CO2 is not a pollutant- this is the biggest hoax in the history of man and opposes rational science.


The evil of AGW is that it diverts funds from real problems and wastes massive resources.
I have posted his before and the climate change crowd try to discredit the author but NEVER address what he says even thoiug he IS a scientist in Climatology,

David R. Legates, Ph.D., is Professor of Geography and Climatology, former Director of the Center for Climatic Research, University of Delaware , and a Senior Fellow of The Cornwall Alliance for the Stewardship of Creation.


"CO2 is not a pollutant- this is the biggest hoax in the history of man and opposes rational science."


"Generally, I conclude most of my climate change presentations with the phrase, “It’s not about the climate; it never was.” Here, I would like to start with that statement.
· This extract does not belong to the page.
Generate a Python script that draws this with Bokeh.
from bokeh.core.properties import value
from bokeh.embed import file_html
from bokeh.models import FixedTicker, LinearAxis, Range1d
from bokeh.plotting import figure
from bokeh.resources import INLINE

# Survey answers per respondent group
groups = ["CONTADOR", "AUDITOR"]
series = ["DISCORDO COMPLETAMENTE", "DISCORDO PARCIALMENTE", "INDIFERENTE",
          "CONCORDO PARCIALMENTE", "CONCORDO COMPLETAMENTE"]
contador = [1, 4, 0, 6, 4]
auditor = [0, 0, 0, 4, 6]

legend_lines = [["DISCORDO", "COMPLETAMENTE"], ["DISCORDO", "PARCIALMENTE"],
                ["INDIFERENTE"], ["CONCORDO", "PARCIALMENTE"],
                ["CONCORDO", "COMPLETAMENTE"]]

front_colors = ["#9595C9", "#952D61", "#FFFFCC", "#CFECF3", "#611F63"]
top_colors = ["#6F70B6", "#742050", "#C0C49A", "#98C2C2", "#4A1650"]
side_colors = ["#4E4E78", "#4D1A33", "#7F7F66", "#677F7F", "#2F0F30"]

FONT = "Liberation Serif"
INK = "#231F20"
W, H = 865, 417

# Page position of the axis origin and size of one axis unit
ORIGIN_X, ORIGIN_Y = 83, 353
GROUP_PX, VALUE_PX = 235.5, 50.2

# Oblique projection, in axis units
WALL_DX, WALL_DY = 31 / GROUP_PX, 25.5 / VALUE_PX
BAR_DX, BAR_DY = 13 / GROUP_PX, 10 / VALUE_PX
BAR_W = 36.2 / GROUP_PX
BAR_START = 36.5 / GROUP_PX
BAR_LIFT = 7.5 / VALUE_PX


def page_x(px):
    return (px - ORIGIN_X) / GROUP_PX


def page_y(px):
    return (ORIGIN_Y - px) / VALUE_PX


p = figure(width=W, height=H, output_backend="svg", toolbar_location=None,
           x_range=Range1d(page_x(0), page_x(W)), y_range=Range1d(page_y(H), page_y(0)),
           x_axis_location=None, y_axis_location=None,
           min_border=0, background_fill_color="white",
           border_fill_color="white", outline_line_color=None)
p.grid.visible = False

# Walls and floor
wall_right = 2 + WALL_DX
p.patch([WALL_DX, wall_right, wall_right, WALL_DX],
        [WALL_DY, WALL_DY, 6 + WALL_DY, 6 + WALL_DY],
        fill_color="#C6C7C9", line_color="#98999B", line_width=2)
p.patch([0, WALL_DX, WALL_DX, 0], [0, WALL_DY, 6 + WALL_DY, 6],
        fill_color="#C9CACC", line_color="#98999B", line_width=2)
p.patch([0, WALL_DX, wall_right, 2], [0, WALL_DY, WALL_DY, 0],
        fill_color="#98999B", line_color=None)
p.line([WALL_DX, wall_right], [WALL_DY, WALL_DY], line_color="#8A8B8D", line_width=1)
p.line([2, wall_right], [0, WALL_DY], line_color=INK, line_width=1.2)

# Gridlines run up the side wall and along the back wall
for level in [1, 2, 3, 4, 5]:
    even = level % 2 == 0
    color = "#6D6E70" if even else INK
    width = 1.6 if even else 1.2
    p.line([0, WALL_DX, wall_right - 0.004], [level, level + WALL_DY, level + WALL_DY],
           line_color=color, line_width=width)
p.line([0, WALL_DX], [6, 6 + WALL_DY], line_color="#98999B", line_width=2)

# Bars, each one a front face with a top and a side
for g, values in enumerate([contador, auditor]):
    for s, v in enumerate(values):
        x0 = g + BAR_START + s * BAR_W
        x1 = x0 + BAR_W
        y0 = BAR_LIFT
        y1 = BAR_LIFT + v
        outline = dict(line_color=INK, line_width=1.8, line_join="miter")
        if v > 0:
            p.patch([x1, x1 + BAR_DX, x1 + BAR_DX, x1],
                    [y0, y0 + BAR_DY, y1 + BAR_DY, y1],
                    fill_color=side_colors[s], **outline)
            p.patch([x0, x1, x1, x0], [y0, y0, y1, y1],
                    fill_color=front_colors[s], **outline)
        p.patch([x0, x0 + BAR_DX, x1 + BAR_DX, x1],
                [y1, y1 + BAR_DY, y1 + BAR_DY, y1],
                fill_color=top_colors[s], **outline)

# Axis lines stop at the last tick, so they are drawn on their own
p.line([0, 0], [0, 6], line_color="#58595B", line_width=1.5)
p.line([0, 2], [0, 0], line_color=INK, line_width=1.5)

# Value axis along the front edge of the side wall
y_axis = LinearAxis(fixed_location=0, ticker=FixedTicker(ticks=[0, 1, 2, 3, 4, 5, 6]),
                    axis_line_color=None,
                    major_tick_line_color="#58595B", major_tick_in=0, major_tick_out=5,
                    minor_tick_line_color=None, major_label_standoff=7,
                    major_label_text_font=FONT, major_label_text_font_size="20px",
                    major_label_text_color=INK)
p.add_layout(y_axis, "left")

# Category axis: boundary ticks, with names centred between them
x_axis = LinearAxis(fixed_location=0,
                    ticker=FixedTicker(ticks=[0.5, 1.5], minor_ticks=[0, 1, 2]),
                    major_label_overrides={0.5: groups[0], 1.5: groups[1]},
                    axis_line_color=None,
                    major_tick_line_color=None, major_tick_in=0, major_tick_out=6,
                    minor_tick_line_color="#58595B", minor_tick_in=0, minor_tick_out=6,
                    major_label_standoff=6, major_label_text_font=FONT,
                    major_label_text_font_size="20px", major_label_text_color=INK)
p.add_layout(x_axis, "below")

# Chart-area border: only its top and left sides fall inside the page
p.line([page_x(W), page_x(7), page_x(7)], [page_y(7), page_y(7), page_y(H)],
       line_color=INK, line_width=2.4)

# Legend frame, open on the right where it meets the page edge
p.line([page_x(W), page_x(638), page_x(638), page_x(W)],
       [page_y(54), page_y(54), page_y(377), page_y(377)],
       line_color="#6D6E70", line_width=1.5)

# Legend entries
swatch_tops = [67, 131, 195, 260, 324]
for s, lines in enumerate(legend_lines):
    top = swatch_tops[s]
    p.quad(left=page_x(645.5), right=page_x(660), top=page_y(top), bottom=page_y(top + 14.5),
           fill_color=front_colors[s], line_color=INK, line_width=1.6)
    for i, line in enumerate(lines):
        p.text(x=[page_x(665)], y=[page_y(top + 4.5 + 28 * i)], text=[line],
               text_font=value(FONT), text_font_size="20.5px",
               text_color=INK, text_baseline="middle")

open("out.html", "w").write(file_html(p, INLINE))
In this brief article, I will discuss why carbon dioxide isn’t the dangerous gas it is made out to be, why climate change is not an ‘existential’ threat to the planet, and why the Green New Deal is not a solution to climate change.
Let me begin with a series of questions.

Is our climate changing? The answer is clearly “YES” because climate has always changed. We often define ‘climate’ as ‘average weather’ and averages are not supposed to change. If they do, the cause must be unnatural. Treating the climate as a statistical average further implies that it should be static; in fact, the Earth’s climate is dynamic, variable, and ever-changing.
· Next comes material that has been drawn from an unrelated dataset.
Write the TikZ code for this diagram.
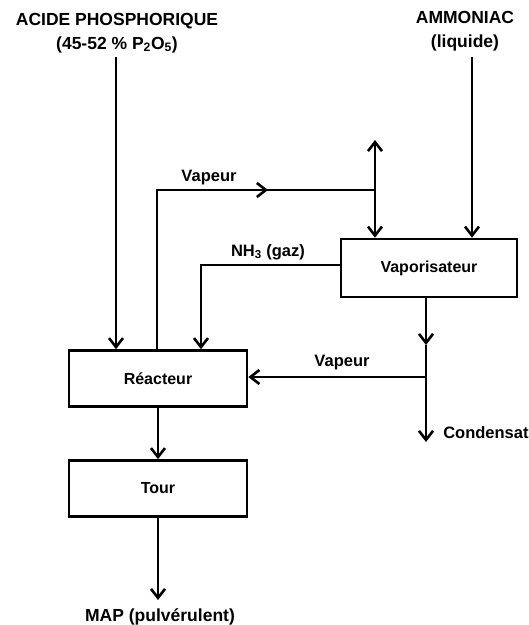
\documentclass[tikz,border=0pt]{standalone}
\usepackage{fontspec}
\setmainfont{Liberation Sans}
\usetikzlibrary{arrows.meta}
\begin{document}
\begin{tikzpicture}[x=1pt,y=-1pt,
  line width=2.6pt,
  arr/.style={-{Straight Barb[length=9pt,width=14pt]}},
  dblarr/.style={{Straight Barb[length=9pt,width=14pt]}-{Straight Barb[length=9pt,width=14pt]}},
  box/.style={draw,line width=2.6pt,minimum width=178pt,minimum height=56pt,inner sep=0pt,font=\fontsize{16}{18}\selectfont\bfseries},
  lbl/.style={inner sep=0pt,font=\fontsize{16.5}{18}\selectfont\bfseries},
  head/.style={inner sep=0pt,align=center,font=\fontsize{17.5}{24}\selectfont\bfseries}
]
\path[use as bounding box] (0,0) rectangle (529,625);

% boxes
\node[box] (reac) at (158,378.5) {R\'eacteur};
\node[box] (tour) at (158,488.5) {Tour};
\node[box,minimum width=176pt,minimum height=58pt] (vap) at (429,268) {Vaporisateur};

% headings
\node[head] (acid) at (117,33) {ACIDE PHOSPHORIQUE\\(45-52 \% P\textsubscript{2}O\textsubscript{5})};
\node[head] (ammo) at (465,31) {AMMONIAC\\(liquide)};
\node[lbl,font=\fontsize{17.5}{20}\selectfont\bfseries] (map) at (160,617) {MAP (pulv\'erulent)};
\node[lbl,anchor=west,font=\fontsize{16.5}{20}\selectfont\bfseries] (cond) at (442,433) {Condensat};

% coordinates
\coordinate (acidS) at (116,57);
\coordinate (ammoS) at (472,57);
\coordinate (stTop) at (375,140);
\coordinate (stJ) at (375,190);
\coordinate (stL) at (157,190);
\coordinate (stM) at (268,190);
\coordinate (nhL) at (201,265);
\coordinate (vb) at (426,297);
\coordinate (vM) at (426,345);
\coordinate (vJ) at (426,377);
\coordinate (vEnd) at (426,442);
\coordinate (mapE) at (158,600);

% acid feed
\draw[arr] (acidS) -- (acidS |- reac.north);
% ammonia feed
\draw[arr] (ammoS) -- (ammoS |- vap.north);
% steam loop
\draw (stL |- reac.north) -- (stL) -- (stM);
\draw[arr] (stL) -- (stM);
\draw (stM) -- (stJ);
\draw[dblarr] (stTop) -- (stTop |- vap.north);
\node[lbl] (vap1) at (209,178) {Vapeur};
% NH3 gas
\draw[arr] (vap.west |- nhL) -- (nhL) -- (nhL |- reac.north);
\node[lbl] (nh3) at (268,252) {NH\textsubscript{3} (gaz)};
% vaporiser outlet
\draw[arr] (vb) -- (vM);
\draw (vM) -- (vJ);
\draw[arr] (vJ) -- (vEnd);
\draw[arr] (vJ) -- (vJ -| reac.east);
\node[lbl] (vap2) at (342,363) {Vapeur};
% reactor to tower, tower to product
\draw[arr] (reac.south) -- (tour.north);
\draw[arr] (tour.south) -- (mapE);
\end{tikzpicture}
\end{document}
Is global warming real; or, more specifically, has the surface air temperature risen about 0.6°C (1.08°F) since the late 1800s? The answer also is “YES,” and on that there is little debate.

Do humans affect the Earth’s climate? Again, the answer is “YES” with little debate. We can point to the urban heat island—for example, the Washington metropolitan area is warmer than the surrounding countryside due to the urban city and this has been widely studied. Because of impervious surfaces and the increased water demand of urbanized areas, floods and drought frequencies and intensities also are affected.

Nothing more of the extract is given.